I have a 2 man bothy bag from summitgear.co.uk, I have yet to use it though.
73 De VE6JTW, Jesse
Definitely the Rab ultralight bothy is a life saver! You can create your own ecosystem inside when it is blowing and cold outside! Bothy especially nice when the ground is frozen and there are no trees/rocks to stake out any kind of a shelter. For when it is warmer and stakes are an option I do have a rectangular fly that keeps me out of the wind/rain. Bothy would definitely be too hot/sweaty during the summer so nice to have the option of the staked out fly held up by trekking poles.
See for me the deluxe summit chalet of @VK1DA cant be beaten, a spring steel beach tent with no floor. Protected us from sun and light showers - but mostly sun. Here we are on Spring Hill VK2/ST-036 nestled amongst the cursed Paterson’s Curse blanket of purple.

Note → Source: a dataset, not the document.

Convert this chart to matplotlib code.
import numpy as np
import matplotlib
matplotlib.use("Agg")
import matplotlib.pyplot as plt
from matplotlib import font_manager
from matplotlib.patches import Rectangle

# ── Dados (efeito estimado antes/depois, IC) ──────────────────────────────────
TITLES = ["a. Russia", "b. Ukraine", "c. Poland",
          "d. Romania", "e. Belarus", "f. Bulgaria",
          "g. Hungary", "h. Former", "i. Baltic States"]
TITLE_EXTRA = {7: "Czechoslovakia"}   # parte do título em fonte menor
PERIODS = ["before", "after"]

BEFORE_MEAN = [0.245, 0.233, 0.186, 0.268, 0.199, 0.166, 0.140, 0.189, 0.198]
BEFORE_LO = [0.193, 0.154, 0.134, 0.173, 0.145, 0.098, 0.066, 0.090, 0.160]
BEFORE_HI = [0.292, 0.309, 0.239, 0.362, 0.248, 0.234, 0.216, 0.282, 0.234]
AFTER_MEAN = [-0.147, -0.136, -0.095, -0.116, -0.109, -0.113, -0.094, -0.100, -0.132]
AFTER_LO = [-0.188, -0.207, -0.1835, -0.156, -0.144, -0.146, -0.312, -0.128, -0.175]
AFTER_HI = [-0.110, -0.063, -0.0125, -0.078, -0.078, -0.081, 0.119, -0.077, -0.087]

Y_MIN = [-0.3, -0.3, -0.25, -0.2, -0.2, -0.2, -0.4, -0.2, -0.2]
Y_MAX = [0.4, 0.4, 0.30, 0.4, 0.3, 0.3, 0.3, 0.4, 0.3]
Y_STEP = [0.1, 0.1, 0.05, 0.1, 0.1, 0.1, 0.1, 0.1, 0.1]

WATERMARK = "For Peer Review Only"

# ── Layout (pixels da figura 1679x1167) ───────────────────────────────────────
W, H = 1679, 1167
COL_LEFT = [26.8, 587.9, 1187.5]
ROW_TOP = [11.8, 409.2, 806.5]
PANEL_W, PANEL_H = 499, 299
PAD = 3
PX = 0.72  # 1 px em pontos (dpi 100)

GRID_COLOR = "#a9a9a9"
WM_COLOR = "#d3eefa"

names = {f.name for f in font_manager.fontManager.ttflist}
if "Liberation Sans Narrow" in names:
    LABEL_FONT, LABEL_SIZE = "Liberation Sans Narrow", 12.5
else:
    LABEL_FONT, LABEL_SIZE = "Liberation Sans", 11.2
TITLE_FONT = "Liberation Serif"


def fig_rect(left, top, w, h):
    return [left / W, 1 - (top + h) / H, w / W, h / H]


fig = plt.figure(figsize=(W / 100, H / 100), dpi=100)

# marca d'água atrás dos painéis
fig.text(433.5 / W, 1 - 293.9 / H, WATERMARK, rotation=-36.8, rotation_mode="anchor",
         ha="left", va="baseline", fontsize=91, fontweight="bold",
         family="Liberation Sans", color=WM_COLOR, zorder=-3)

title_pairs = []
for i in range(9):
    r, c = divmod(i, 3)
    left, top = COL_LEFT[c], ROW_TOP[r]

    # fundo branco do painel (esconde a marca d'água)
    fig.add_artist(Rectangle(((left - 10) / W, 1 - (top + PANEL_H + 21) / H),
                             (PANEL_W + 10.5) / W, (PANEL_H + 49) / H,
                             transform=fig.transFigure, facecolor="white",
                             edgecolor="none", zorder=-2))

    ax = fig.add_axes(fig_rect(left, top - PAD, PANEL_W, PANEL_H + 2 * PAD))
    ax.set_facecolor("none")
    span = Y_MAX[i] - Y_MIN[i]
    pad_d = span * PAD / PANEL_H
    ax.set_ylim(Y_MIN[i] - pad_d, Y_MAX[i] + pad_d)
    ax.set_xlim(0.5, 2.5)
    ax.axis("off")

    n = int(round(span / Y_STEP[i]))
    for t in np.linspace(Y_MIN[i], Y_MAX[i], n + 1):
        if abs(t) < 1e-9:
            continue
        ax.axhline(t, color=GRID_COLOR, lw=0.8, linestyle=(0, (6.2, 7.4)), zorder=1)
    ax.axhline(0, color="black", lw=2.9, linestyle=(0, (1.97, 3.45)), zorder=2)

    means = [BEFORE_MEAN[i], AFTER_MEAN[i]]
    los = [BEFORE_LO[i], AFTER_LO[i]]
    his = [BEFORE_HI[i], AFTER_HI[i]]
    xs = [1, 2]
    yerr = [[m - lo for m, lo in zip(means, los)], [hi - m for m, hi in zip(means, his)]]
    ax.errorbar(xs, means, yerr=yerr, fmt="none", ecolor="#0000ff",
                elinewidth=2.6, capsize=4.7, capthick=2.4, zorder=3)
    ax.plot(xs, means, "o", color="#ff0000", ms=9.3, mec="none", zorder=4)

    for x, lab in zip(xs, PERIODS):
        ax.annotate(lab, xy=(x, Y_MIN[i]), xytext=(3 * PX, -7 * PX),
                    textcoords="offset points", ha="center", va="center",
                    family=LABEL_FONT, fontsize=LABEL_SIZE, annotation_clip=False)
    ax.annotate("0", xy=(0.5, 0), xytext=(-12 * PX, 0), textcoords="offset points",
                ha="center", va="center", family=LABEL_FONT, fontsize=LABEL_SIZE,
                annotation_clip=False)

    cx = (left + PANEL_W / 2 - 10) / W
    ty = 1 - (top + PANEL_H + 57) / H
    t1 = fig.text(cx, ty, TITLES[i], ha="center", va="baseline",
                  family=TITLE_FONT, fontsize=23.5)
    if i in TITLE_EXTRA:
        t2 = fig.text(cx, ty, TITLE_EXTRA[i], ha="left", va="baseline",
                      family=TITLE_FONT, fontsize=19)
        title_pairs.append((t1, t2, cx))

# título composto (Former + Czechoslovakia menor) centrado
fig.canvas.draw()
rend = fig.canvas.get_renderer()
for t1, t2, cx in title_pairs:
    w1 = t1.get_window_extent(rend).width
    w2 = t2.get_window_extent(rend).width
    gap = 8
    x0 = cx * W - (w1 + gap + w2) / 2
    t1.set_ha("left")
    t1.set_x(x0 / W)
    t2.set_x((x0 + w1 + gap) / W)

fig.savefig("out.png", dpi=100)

My main means of protection is a simple 1.8 x 1.2m tarp set up as an L. The sleet up in Scotland (where I currently carry out activations) is mainly horizontal, so all that is required is a wind break higher than my head when sat down. Most of the time the rig stays in the backpack.
Occasionally I will deploy a larger 1.8 x 2.4m tarp attached to whatever features exist on the summit, be they rocks, a wall or whatever. I have used the tarp freestanding supported by my walking poles on very few occasions.
I have carried a 2 man bothy bag since I started in SOTA back in 2006 and have never used it in almost 700 activations (SOTA, HEMA and WWFF). I did ask the XYL to rewaterproof it recently… just in case.
That looks like a neat set up Gerald, apart from the bungees. Bungee cords are the work of Satan.
You’re spot on there!
After getting numb fingers and glove fabric trapped by those evil wire hooks on the ends, I’ve removed the hooks from mine and replaced them with cheap alloy carabiners. Much more civilised and easy to use!
You can use that to quickly restrain someone to give you time to unroll the silver gaffer tape from your water bottle before you bind their hands and feet properly.